Hamster Wheel
I had two hamsters growing up- Free and Easy. There was nothing particularly easy about them, and they were anything but free. I remember my dad drilling a hole into the kitchen cabinet trying to capture one (Easy) that had escaped. They weren’t even free or easy in the traditional sense of the term- they were nervous little creatures, turning their squeaky little wheel in a frantic pursuit to nowhere. I like to hope they at least felt purposeful in their frantic little hamster minds.
We often think of races as linear journeys- even the ones that wrap around a track. The beginning, the journey, the destination.
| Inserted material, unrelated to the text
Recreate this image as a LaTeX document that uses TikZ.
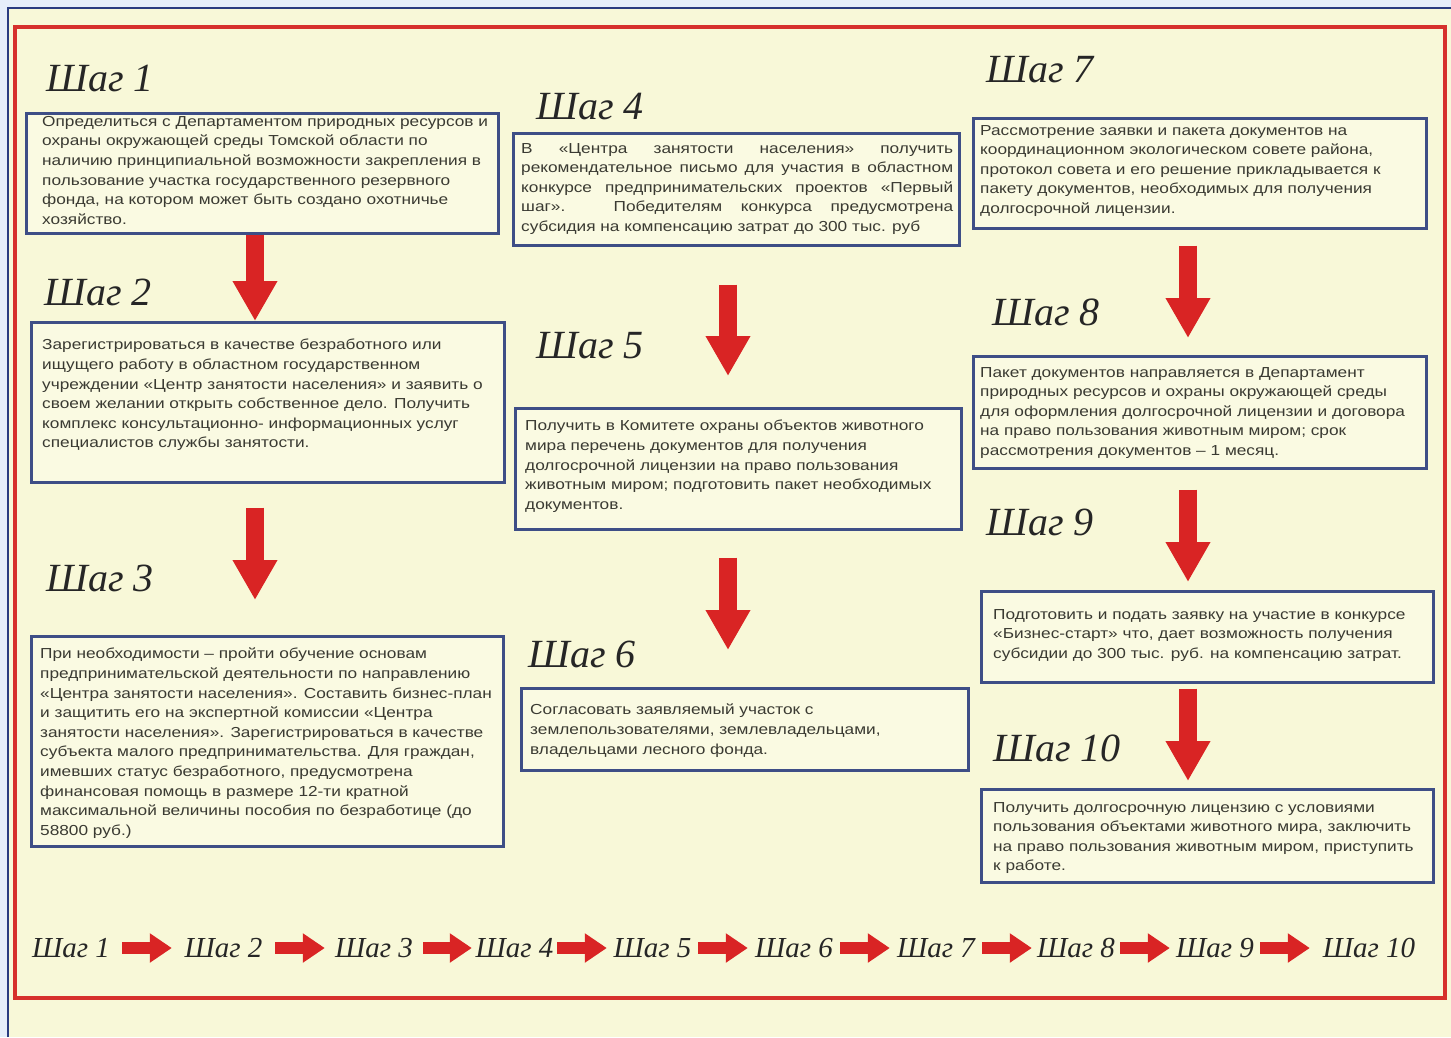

We’re realizing that our mission isn’t where or even what we thought it was. One million diapers don’t form the track. Their distribution isn’t what marks the finish line.
They’re the starting block.
One million diapers won’t end diaper need. Our project scope is substantial, yes- and costly. But the price tag of the project shouldn’t define where the value is held. Americans, in their capitalist and materialist hunger, frequently (if not always) get this part wrong.
The value of this project lies in the piece you can’t find as a line item in our budget. It’s invisible- change comes from showing up, speaking truth to power, and insisting on a new conversation every day. Daring to insist that diapers should be available in public bathrooms. Calling into question the very system of diaper banks, pressing the question of why our civic structures and leaders even allow it to come to needing diaper banks in the first place. Demanding that the whole way we understand child care, infant health and caregiver support structures be turned on its head.
The diapers are just the platform for this work. The backdrop. The thing we’re digging our heels into in order to propel us forward with a new, third kind of energy- one that’s both potential and kinetic.
If we say we are working to end diaper need but are only succeeding in giving away diapers, we cannot claim to be working to end diaper need. It’s the ultimate hamster wheel. We must change the conversation.
Ending diaper need looks like calling and writing and holding structures accountable. It looks like holding communities accountable. It’s making the problem visible and decrying the extent of the problem on behalf of those trying to get by who shouldn’t be. It’s shining a light on what should and should not be so.
The hope- the thing we realize we want to build- once we get going and tune in to the spongy ground beneath us as we hit our stride, is that there is no finish line in sight. To fail will be to have given away a million diapers. To win will have been new connections built and for no one to need us to exist anymore-
for us to become as unnecessary as a toilet paper bank.